Не хватало еще Островскому давать взятки чиновникам конторы! Он отчитал Погожева, как мальчишку, сказав, что тот еще молод, недавно служит и должен бы остерегаться делать такие предложения солидным людям. Погожева как ветром сдуло, но, понятно, присутствию пьес Островского в репертуаре Малого театра это плохо помогло.

Мудрено ли, что при таком начальстве упала всякая дисциплина, всякая этика в театре.

«Боже мой! Что за люди, что за отношения у них! Страшный, мрачный мир!» – писал Островскому Н. Я. Соловьев, впервые оказавшись в 1879 году за кулисами прославленной Александринки[718].

Актеры привыкли опаздывать на репетиции, коверкали текст, откровенно скучали на сцене, пока партнер произносил свой монолог.

Репертуар строился возмутительно случайно, зависел от выбора актеров для бенефиса. А вкусы у бенефициантов не были безупречны. «Один говорит: “Давайте-ка я вам на будущей неделе “Гамлета” отмахаю!” А актриса: “Нет, прежде надо “Фру-Фру” поставить: у меня есть платье для этой роли”»[719].

Актеры приучались к утрировке, к внешнему паясничеству, и их уже трудно было заставить играть в серьезной пьесе. Проорать четыре акта благим матом или проходить колесом на сцене к удовольствию райка – вот все их искусство, возмущался Островский.

При Верстовском труппа Малого театра подбиралась с величайшим старанием, и все роли в пьесе идеально расходились между исполнителями. Теперь драматургу приходилось иметь дело с куцыми труппами, где рядом с мастерами играли посредственные ремесленники, а для некоторых ролей и вовсе не находилось актеров. Играть пьесу с такой труппой, говорил Островский, все равно что пианисту «давать концерт на инструменте, в котором половина струн порвана, а в остальных много фальшивых»[720].

«Неурядица» исполнения начиналась с пренебрежения к тексту, оскорбительного для драматурга. Родоначальником этой дурной традиции был петербургский актер В. В. Самойлов, говоривший: «Пьесы – это канва, которую мы вышиваем бриллиантами»[721].

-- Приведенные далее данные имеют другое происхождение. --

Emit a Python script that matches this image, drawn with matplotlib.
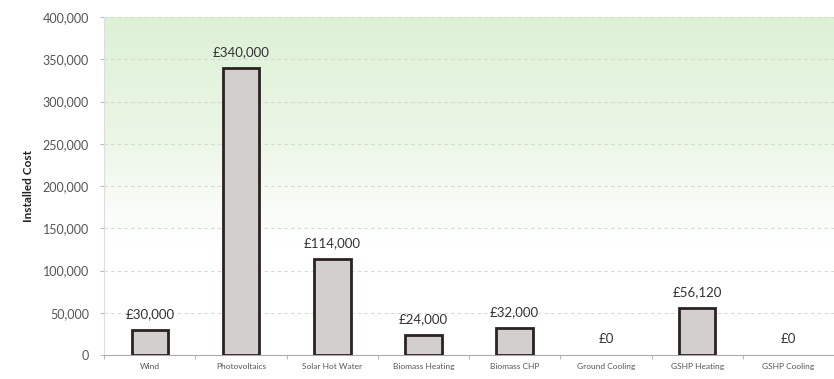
import matplotlib
matplotlib.use("Agg")
import matplotlib.pyplot as plt
import numpy as np
from matplotlib.colors import LinearSegmentedColormap

categories = ["Wind", "Photovoltaics", "Solar Hot Water", "Biomass Heating",
              "Biomass CHP", "Ground Cooling", "GSHP Heating", "GSHP Cooling"]
costs = [30000, 340000, 114000, 24000, 32000, 0, 56120, 0]
labels = ["£30,000", "£340,000", "£114,000", "£24,000", "£32,000", "£0", "£56,120", "£0"]

plt.rcParams['font.family'] = ['Lato', 'DejaVu Sans']

fig = plt.figure(figsize=(8.34, 3.79), dpi=100)
ax = fig.add_axes([0.125, 0.063, 0.875, 0.892])

x = np.arange(len(categories))
ax.set_xlim(-0.5, len(categories) - 0.5)
ax.set_ylim(0, 400000)

# background gradient
cmap = LinearSegmentedColormap.from_list("g", ["#ffffff", "#ffffff", "#eaf6e5", "#ddf1d6"])
grad = np.linspace(0, 1, 256).reshape(-1, 1)
ax.imshow(grad, aspect='auto', cmap=cmap, origin='lower',
          extent=(-0.5, len(categories) - 0.5, 0, 400000), zorder=0)

for yv in range(50000, 400001, 50000):
    ax.axhline(yv, color='#d3dccc', lw=0.8, ls=(0, (3, 3)), zorder=1)

lws = [2 if v > 0 else 0 for v in costs]
ax.bar(x, costs, width=0.4, color='#d3cfcf', edgecolor='#2b2222', linewidth=lws, zorder=3)

for xi, v, lab in zip(x, costs, labels):
    ax.annotate(lab, (xi, v), xytext=(0, 7), textcoords='offset points',
                ha='center', va='bottom', fontsize=9.5, color='#333333')

ax.set_xticks(x)
ax.set_xticklabels(categories, fontsize=6, color='#555555')
ax.set_xticks(np.arange(-0.5, len(categories), 1), minor=True)
ax.tick_params(axis='x', which='major', length=0, pad=6)
ax.tick_params(axis='x', which='minor', length=3, color='#aaaaaa')

yt = list(range(0, 400001, 50000))
ax.set_yticks(yt)
ax.set_yticklabels([f"{v:,}" for v in yt], fontsize=9, color='#555555')
ax.tick_params(axis='y', length=3, color='#bbbbbb', pad=8)

for s in ['top', 'right']:
    ax.spines[s].set_visible(False)
ax.spines['left'].set_color('#dddddd')
ax.spines['bottom'].set_color('#aaaaaa')

ax.set_ylabel("Installed Cost", fontsize=8.5, fontweight='bold', color='#222222', labelpad=6)

fig.savefig("out.png", dpi=100)
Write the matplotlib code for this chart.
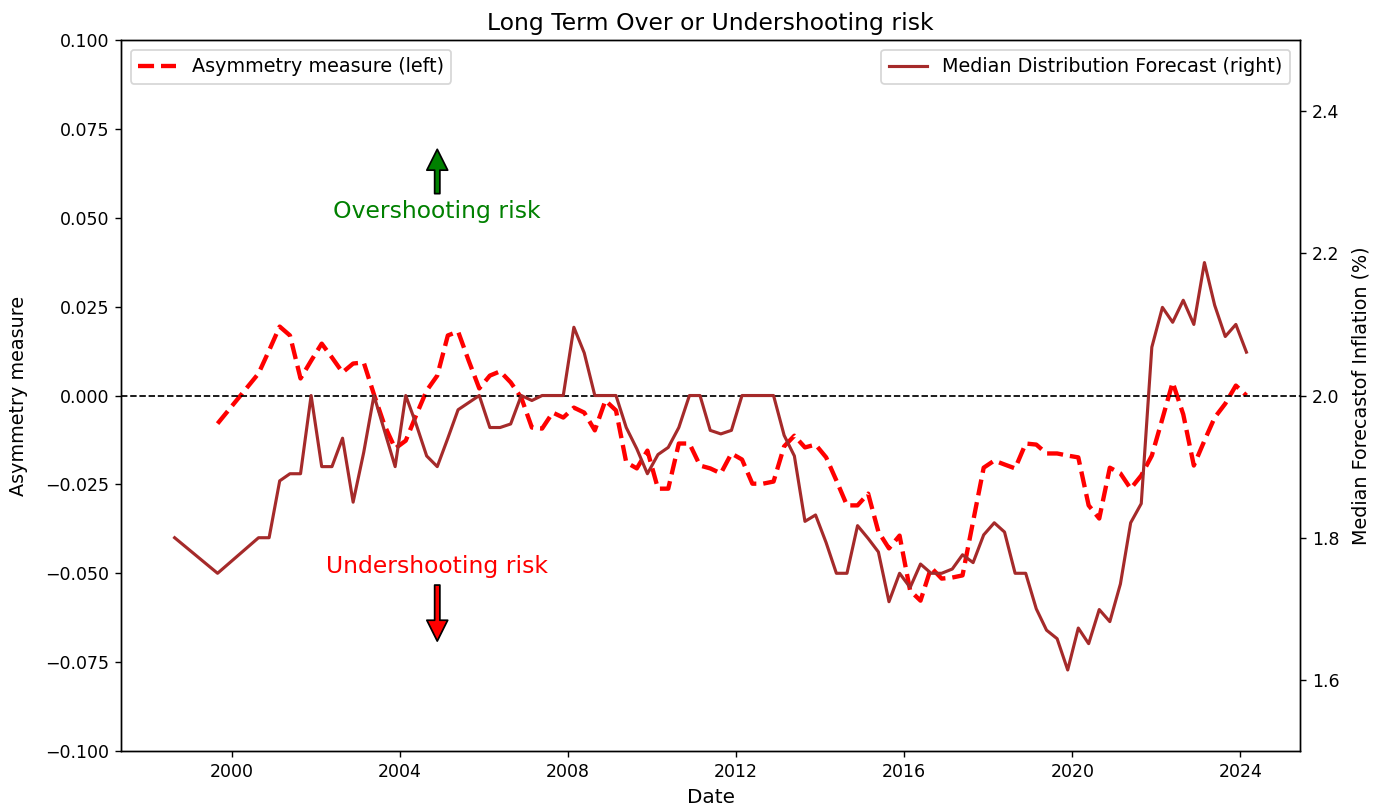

В Александринке Островский должен был иметь теперь дело с ученицей Самойлова – Струйской. Драматург страдальчески морщился, вспоминая, как проходил с ней роль царицы Анны в «Василисе Мелентьевой». Приходилось бесконечно объяснять и показывать ей, чтобы добиться хоть какого-то смысла в монологах. Тщетно. На премьере она, по словам Островского, читала вместо его стихов что-то свое.